* Work to complete *
Here are records with pictures in them. Copy all of them exactly and leave the pictures out.

Records with drawing code

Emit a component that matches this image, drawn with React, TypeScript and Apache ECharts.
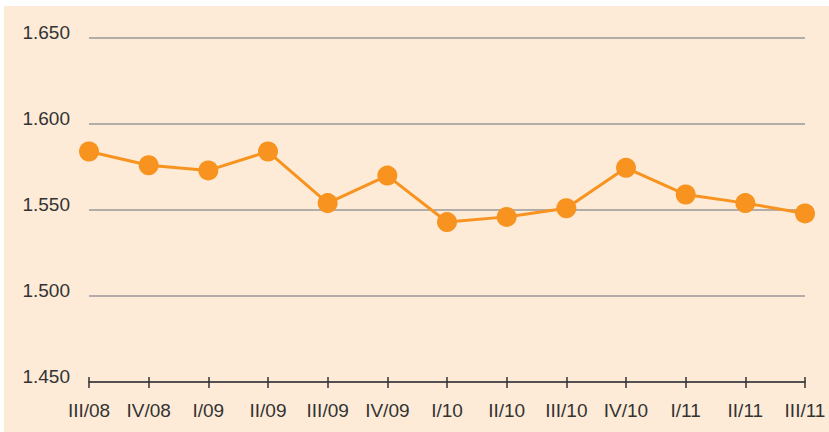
import React, { useEffect, useRef } from "react";
import * as echarts from "echarts";

const categories = ["III/08", "IV/08", "I/09", "II/09", "III/09", "IV/09", "I/10", "II/10", "III/10", "IV/10", "I/11", "II/11", "III/11"];
const values = [1584, 1576, 1573, 1584, 1554, 1570, 1543, 1546, 1551, 1574.5, 1559, 1554, 1548];
const yMin = 1450;
const yMax = 1650;
const yStep = 50;

export default function App() {
  const ref = useRef<HTMLDivElement>(null);
  useEffect(() => {
    if (!ref.current) return;
    const chart = echarts.init(ref.current, undefined, { renderer: "svg" });
    const font = "'Liberation Sans', Arial, sans-serif";
    chart.setOption({
      animation: false,
      backgroundColor: "#ffffff",
      graphic: [
        { type: "rect", z: -10, shape: { x: 4, y: 6, width: 825, height: 426 }, style: { fill: "#fdebd7" } },
      ],
      grid: { left: 89, right: 24, top: 38, bottom: 50, containLabel: false },
      xAxis: [
        {
          type: "category",
          data: categories,
          boundaryGap: false,
          axisLine: { show: true, lineStyle: { color: "#333", width: 1.5 } },
          axisTick: { show: true, inside: false, length: 6, lineStyle: { color: "#333", width: 1.5 } },
          axisLabel: { color: "#333", fontSize: 19, fontFamily: font, margin: 19, interval: 0 },
          splitLine: { show: false },
        },
        {
          type: "category",
          data: categories,
          position: "bottom",
          boundaryGap: false,
          axisLine: { show: false },
          axisTick: { show: true, inside: true, length: 5, lineStyle: { color: "#333", width: 1.5 } },
          axisLabel: { show: false },
          splitLine: { show: false },
        },
      ],
      yAxis: {
        type: "value",
        min: yMin,
        max: yMax,
        interval: yStep,
        axisLine: { show: false },
        axisTick: { show: false },
        axisLabel: {
          color: "#333",
          fontSize: 19,
          fontFamily: font,
          margin: 19,
          verticalAlign: "bottom",
          lineHeight: 12,
          formatter: (v: number) => (v / 1000).toFixed(3),
        },
        splitLine: { show: true, lineStyle: { color: "#999", width: 1.5 } },
      },
      series: [
        {
          type: "line",
          data: values,
          xAxisIndex: 0,
          symbol: "circle",
          symbolSize: 20,
          lineStyle: { color: "#f7931e", width: 3 },
          itemStyle: { color: "#f7931e" },
          z: 5,
        },
      ],
    });
    return () => chart.dispose();
  }, []);
  return <div ref={ref} style={{ position: "fixed", left: 0, top: 0, width: 829, height: 432 }} />;
}
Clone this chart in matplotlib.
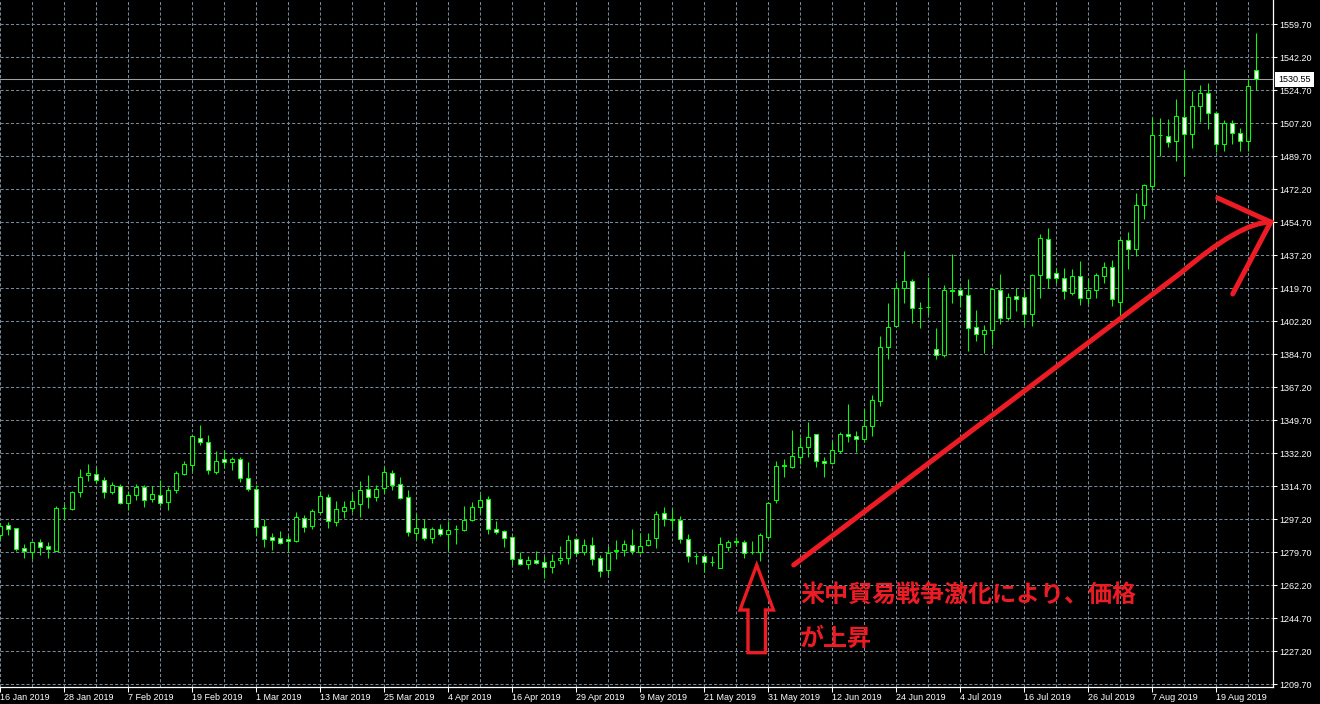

* In response *
Emit a component that matches this image, drawn with React, TypeScript and Apache ECharts.
import React, { useEffect, useRef } from "react";
import * as echarts from "echarts";

const categories = ["III/08", "IV/08", "I/09", "II/09", "III/09", "IV/09", "I/10", "II/10", "III/10", "IV/10", "I/11", "II/11", "III/11"];
const values = [1584, 1576, 1573, 1584, 1554, 1570, 1543, 1546, 1551, 1574.5, 1559, 1554, 1548];
const yMin = 1450;
const yMax = 1650;
const yStep = 50;

export default function App() {
  const ref = useRef<HTMLDivElement>(null);
  useEffect(() => {
    if (!ref.current) return;
    const chart = echarts.init(ref.current, undefined, { renderer: "svg" });
    const font = "'Liberation Sans', Arial, sans-serif";
    chart.setOption({
      animation: false,
      backgroundColor: "#ffffff",
      graphic: [
        { type: "rect", z: -10, shape: { x: 4, y: 6, width: 825, height: 426 }, style: { fill: "#fdebd7" } },
      ],
      grid: { left: 89, right: 24, top: 38, bottom: 50, containLabel: false },
      xAxis: [
        {
          type: "category",
          data: categories,
          boundaryGap: false,
          axisLine: { show: true, lineStyle: { color: "#333", width: 1.5 } },
          axisTick: { show: true, inside: false, length: 6, lineStyle: { color: "#333", width: 1.5 } },
          axisLabel: { color: "#333", fontSize: 19, fontFamily: font, margin: 19, interval: 0 },
          splitLine: { show: false },
        },
        {
          type: "category",
          data: categories,
          position: "bottom",
          boundaryGap: false,
          axisLine: { show: false },
          axisTick: { show: true, inside: true, length: 5, lineStyle: { color: "#333", width: 1.5 } },
          axisLabel: { show: false },
          splitLine: { show: false },
        },
      ],
      yAxis: {
        type: "value",
        min: yMin,
        max: yMax,
        interval: yStep,
        axisLine: { show: false },
        axisTick: { show: false },
        axisLabel: {
          color: "#333",
          fontSize: 19,
          fontFamily: font,
          margin: 19,
          verticalAlign: "bottom",
          lineHeight: 12,
          formatter: (v: number) => (v / 1000).toFixed(3),
        },
        splitLine: { show: true, lineStyle: { color: "#999", width: 1.5 } },
      },
      series: [
        {
          type: "line",
          data: values,
          xAxisIndex: 0,
          symbol: "circle",
          symbolSize: 20,
          lineStyle: { color: "#f7931e", width: 3 },
          itemStyle: { color: "#f7931e" },
          z: 5,
        },
      ],
    });
    return () => chart.dispose();
  }, []);
  return <div ref={ref} style={{ position: "fixed", left: 0, top: 0, width: 829, height: 432 }} />;
}
Clone this chart in matplotlib.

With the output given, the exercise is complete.